After years of hearing about black screen issues with AMD cards, I finally experienced the issue myself when moving my AMD gpu over to a new Intel-based system. After a great deal of frustration and some serious in-depth research here are the things i tried first before fixing the problem myself. I knew in my heart that there was nothing wrong with the card, or any of the other pc components and I am so glad I finally found a fix for my situation. I feel like this information will help a LOT of people who are facing this issue and banging their head knowing there isn't anything wrong with their equipment, and yet it just keeps crashing.
Beginning: I set up a new system with an Intel processor on Windows 7, which I still prefer. While I was using the computer in 2D / desktop, it would randomly freeze or I'd get a black screen (sometimes with just the cursor). No blue screen, just the computer would take a dump and I'd have to restart. It would say the display driver crashed and restarted, or Wattman failed and reset. In 3D, that is when playing games I rarely experienced crashes and only when the game when idle. There are literally hundreds of threads about this issue on multiple forums, and I read all of them trying to find the cure. My girlfriend found it highly amusing that I'd go "ok I think it's finally fixed, now I can game." Then I'd be back at it reinstalling everything and replacing components.
Things I tried that everyone else tried too:
- DDU cleaning in Safe Mode, installed every AMD driver version imaginable, legacy and brand new. 17.x drivers were more stable, but they still crashed. Problem not solved.
- Reinstalled Windows 7. Started from various drivers from old to new. Problem not solved.

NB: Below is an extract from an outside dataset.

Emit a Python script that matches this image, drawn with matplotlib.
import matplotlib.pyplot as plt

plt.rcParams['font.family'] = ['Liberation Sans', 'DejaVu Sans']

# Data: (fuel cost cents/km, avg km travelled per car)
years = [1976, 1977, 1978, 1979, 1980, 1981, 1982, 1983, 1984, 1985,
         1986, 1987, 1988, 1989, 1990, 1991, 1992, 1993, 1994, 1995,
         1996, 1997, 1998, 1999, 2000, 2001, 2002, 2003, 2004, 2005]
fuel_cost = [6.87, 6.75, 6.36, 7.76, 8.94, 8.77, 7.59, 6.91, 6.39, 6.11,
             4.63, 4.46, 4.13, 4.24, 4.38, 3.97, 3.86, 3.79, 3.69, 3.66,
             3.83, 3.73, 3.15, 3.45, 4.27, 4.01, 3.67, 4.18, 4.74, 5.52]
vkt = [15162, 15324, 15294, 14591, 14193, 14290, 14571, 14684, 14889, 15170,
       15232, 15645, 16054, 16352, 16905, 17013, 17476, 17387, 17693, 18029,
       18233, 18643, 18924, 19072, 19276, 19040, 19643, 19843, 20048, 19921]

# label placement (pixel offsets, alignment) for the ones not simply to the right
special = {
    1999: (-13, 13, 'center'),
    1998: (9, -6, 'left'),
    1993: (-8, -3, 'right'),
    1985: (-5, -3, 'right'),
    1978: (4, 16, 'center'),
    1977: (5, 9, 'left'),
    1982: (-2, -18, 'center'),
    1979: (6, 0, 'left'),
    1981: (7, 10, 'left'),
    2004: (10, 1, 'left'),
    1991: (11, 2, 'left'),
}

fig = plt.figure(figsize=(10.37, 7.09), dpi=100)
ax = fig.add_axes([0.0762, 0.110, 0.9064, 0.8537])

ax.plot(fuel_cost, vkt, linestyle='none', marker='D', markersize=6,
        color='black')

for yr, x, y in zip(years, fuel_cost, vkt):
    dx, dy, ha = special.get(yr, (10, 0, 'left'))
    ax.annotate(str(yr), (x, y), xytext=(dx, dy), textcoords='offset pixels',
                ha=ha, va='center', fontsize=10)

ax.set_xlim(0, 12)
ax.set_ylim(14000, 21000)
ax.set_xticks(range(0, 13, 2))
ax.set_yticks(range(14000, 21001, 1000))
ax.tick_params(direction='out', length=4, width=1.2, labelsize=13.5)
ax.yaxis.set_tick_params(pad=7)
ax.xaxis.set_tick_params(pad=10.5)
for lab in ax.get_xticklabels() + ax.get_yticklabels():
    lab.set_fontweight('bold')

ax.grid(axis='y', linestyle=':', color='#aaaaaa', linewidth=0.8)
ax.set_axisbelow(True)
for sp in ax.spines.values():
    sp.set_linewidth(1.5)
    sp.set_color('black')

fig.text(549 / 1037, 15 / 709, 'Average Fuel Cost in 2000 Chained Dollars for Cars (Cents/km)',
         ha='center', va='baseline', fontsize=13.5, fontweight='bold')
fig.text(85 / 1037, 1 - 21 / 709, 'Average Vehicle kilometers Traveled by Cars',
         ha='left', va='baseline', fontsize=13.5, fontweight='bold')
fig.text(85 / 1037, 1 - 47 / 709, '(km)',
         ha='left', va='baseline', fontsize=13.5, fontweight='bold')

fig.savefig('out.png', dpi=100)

- Adjusting TDR times in the registry, because the cause of the issue was the gpu not communicating with the OS fast enough and so Windows would restart the driver eventually. Helped, but still crashed.
- Skipped AMD software, only installed the driver. Some people with black screens blame buggy AMD software. Didn't do a thing.
- Moved to Windows 10. This time, I thought, for sure this will fix it. "Screw Windows 10 bloated nonsense, I don't care anymore, I just want this system to work." Excitedly installed Steam and... it crashed. To Windows 10's credit, it was a big improvement. The display driver would properly reset and I didn't have to restart. But still, when using Chrome or just in the desktop, the screen would flicker black and then things would sort of reset.
- Switched between BIOS and UEFI. Nothing. Stuck with UEFI.
- Used MSI Afterburner to boost voltages, undervolt, lower or raise memory speeds, underclock gpu. Adjusted fan curves, turned off ULPS. Didn't do anything really.
Thing that fixed it:
- I read a post from an old veteran PC tech guy in one of the black screen threads that was completely ignored by everyone. He said "make sure to follow the order of driver installation. Start with the basics, then move on to the addons, then to the peripherals. Act like you're doing incremental upgrades." So I pulled the 8 pins from my gpu, plugged in a VGA cable from the mobo's integrated graphics to my monitor. Booted up, used DDU to uninstall the AMD drivers completely. Restarted, googled the full Intel integrated graphics drivers package link for my processor and installed them. Restarted, checked Windows Update (in Win 10 now) and it automatically updated the intel gpu driver. Then I shut down, plugged the 8 pins back into the GPU, switched back over to the GPU video output, booted up and installed AMD's drivers. It's been a month now with no black screens.
Conclusion:
Although you might not think that you need the integrated drivers installed, you do. Somehow at some level the computer references the device in your processor and it screws everything up. I assume a whole lot of people just skip the integrated graphics installation and get this black screen issue at some point.